AT&T is readying a June release of several of its Watson Speech application programming interfaces (APIs) that developers can access to quickly create new apps and services with voice recognition and transcription capabilities.

"The whole idea is to allow developers to build applications in speech where there's minimal or no knowledge of speech.This becomes just a simple API where all the intelligence and professional services are sitting in our cloud," says Mazin Gilbert, assistant vice president of Technical Research at AT&T Labs, and who is responsible for all of AT&T's speech research. "These are APIs that have been trained on very large amounts of data for specific applications."

The first set of APIs will focus on seven areas: Web search, local business search, question and answer, voicemail to text, SMS, U-verse electronic programming guide, and dictation for general use of speech recognition.

"This includes an open speech or generic API, and that is sort of the holy grail of being able to transcribe speech into text," Gilbert says. "That API is trained on a million-plus words and hundreds of thousands of speakers, and that's available to developers who want to do speech recognition and don't have a clear notion of what application they need."

In addition, AT&T is also giving developers a software development kit, which they can use to create software to capture a user's spoken words and send them into the network for transcription.
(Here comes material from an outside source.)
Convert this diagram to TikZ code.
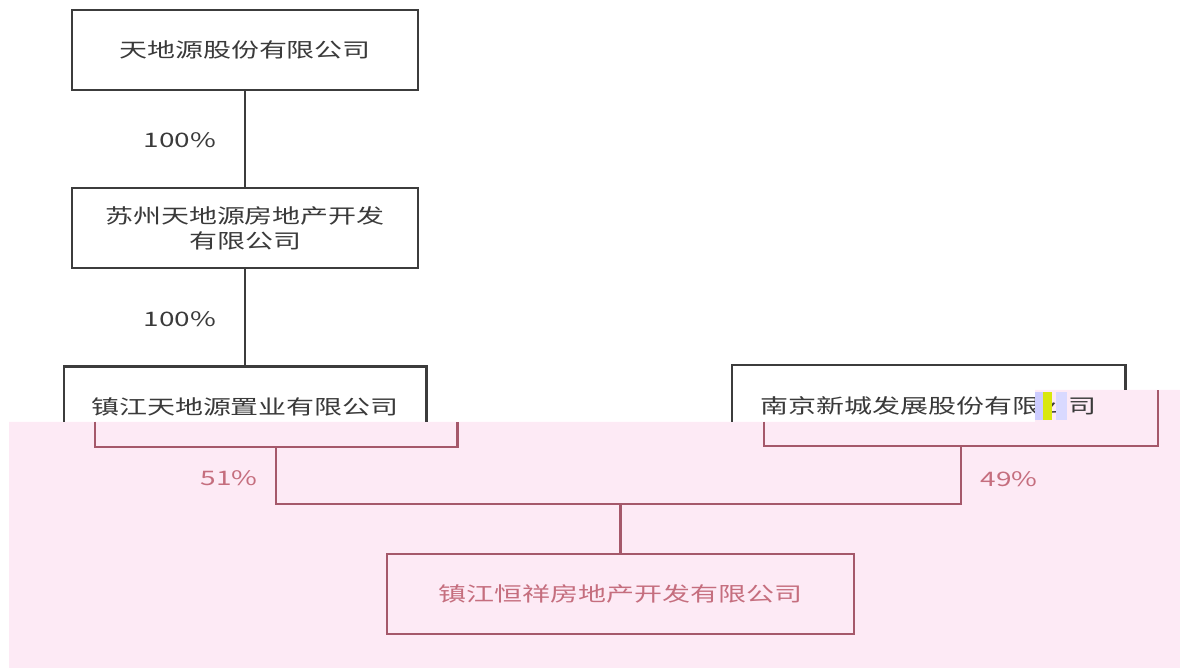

"We're providing the software that goes into your application, and this software basically talks to our API that sends speech in real time and is able to recognize it," Gilbert says. "Some developers want to build their own APIs, they want to specialize in their platform; some of them don't have that expertise and they want to pull their software into their application. We're doing this so people don't have to reinvent the wheel."

Initially, the APIs will be available for Androids and iOS, with more AT&T Watson Speech APIs coming for areas such as gaming, social media, speaker authentication, and language translation. "We will be having other APIs coming out this year that allow you to do a lot more custom type of capabilities that you can't do today," Gilbert says.

As far as development of AT&T Watson Speech-based APIs, Gilbert points out that the company has made significant investments in research and development, with over 600 patents, but that it still welcomes input.

"We're trying to open this up to others," he says. "The whole idea is that there are a lot of smart people out there who can take incredible applications and services that we could never figure out ourselves. We're trying to energize that community to allow them to use our APIs, speech, and language technologies without having to make any investment at all."